Nicht zuletzt stellt sich aktueller denn je die Frage, warum der Nationalsozialismus und insbesondere der SS-Eliten-Mythos bis heute eine ungebrochene Anziehungskraft auf Militärfanatiker wie im „Axis History Forum“ und – schlimmer noch – auf Rechtsextreme weltweit haben. Zwischen ihnen zu trennen, ist oft nicht leicht: Wer Kriegsverbrecher wie Adolf Haas zum Teil eines „Rätselspaßes“ macht, verharmlost die Verbrechen der Waffen-SS und verhöhnt die Opfer des Nationalsozialismus’. Am 15. Juni 2018 postete der User „J. Duncan“ im „SS ID Quiz“ erneut ein Foto von Adolf Haas, dieses Mal in SS-Uniform (siehe Bild auf Seite 134). „Das mag einfach sein, aber es ist das einzige Bild, das ich kenne, auf dem dieser Mann lächelt“, kommentierte er.31 Woher stammt also die Legende von der SS-Elite? Woher die von der tadellosen Waffen-SS? Inwieweit fördert die Verherrlichung von SS-Leitwerten – Kameradschaft, Härte, Männlichkeit – heute Macht- und Gewaltfantasien? Warum findet gerade in Deutschland die Behauptung von Alexander Gauland Beifall, „Hitler und die Nazis“ seien „nur ein Vogelschiss in über 1000 Jahren erfolgreicher deutscher Geschichte“ gewesen?32 Für welche Zwecke werden solche revisionistischen Ansichten instrumentalisiert? Welche Rollen spielen Sprache, Hass und Existenzängste bei der Diskriminierung von Minderheiten?
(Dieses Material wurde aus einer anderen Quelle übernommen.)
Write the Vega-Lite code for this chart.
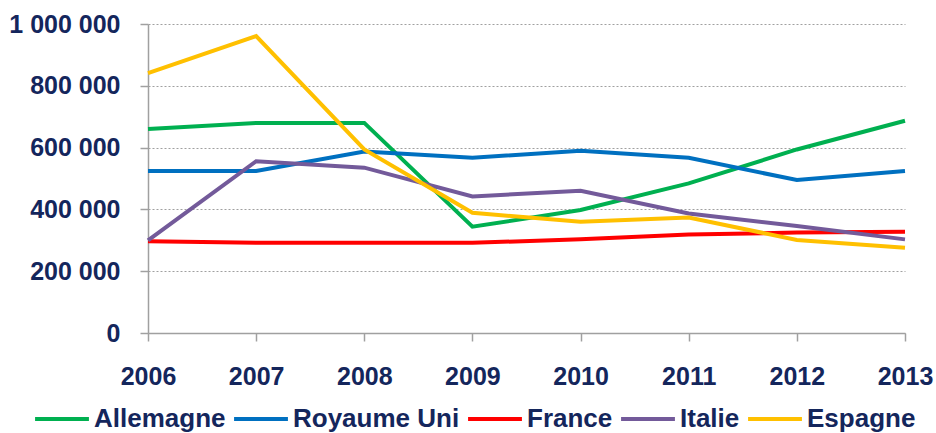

Biografien wie die von Adolf Haas können verstehen helfen, warum „ganz normale“ Menschen sich einer radikalen Bewegung anschließen und in der Vergangenheit sogar bereit waren, ihre Mitmenschen nicht nur zu diskriminieren, sondern auch auszurauben, zusammenzuschlagen, einzusperren, zu foltern und schließlich millionenfach zu ermorden.
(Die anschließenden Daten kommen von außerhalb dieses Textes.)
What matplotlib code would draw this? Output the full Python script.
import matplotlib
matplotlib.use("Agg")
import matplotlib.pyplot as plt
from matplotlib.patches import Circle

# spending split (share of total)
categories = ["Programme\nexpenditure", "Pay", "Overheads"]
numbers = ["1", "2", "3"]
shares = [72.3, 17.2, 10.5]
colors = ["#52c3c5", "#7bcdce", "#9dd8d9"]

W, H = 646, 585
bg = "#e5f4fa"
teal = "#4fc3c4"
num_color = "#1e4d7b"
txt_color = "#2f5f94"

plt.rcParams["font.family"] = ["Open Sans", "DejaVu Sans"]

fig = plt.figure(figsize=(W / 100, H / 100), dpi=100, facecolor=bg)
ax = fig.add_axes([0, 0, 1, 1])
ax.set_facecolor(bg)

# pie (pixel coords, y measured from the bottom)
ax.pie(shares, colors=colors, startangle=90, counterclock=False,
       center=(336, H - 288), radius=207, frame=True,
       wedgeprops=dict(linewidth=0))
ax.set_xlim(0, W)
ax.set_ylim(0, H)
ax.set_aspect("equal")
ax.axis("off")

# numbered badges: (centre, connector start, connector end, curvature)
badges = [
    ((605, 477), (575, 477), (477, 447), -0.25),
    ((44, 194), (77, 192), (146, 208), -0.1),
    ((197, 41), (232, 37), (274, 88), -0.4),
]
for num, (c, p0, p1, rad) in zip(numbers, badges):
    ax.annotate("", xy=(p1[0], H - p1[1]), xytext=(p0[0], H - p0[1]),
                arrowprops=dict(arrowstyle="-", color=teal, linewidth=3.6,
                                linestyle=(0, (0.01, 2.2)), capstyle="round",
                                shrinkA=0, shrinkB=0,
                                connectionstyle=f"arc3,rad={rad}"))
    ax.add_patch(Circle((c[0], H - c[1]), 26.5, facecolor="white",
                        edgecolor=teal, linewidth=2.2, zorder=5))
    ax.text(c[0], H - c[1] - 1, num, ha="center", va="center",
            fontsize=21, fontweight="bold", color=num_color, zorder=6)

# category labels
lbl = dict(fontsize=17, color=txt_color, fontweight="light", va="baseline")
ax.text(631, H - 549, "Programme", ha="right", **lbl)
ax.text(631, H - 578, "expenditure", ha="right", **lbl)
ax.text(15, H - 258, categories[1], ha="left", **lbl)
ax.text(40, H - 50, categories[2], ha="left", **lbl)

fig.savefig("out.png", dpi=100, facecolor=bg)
Editorische Notiz: Die Zitate in diesem Buch wurden in der Regel in ihrem jeweiligen Wortlaut belassen, das heißt nicht verbessert oder der neuen Rechtschreibung angepasst. Wenn Zitate in seltenen Fällen zugunsten der Verständlichkeit verändert wurden, wurde es bei der Quellenangabe vermerkt. Viele Namen wurden aus Datenschutzgründen anonymisiert.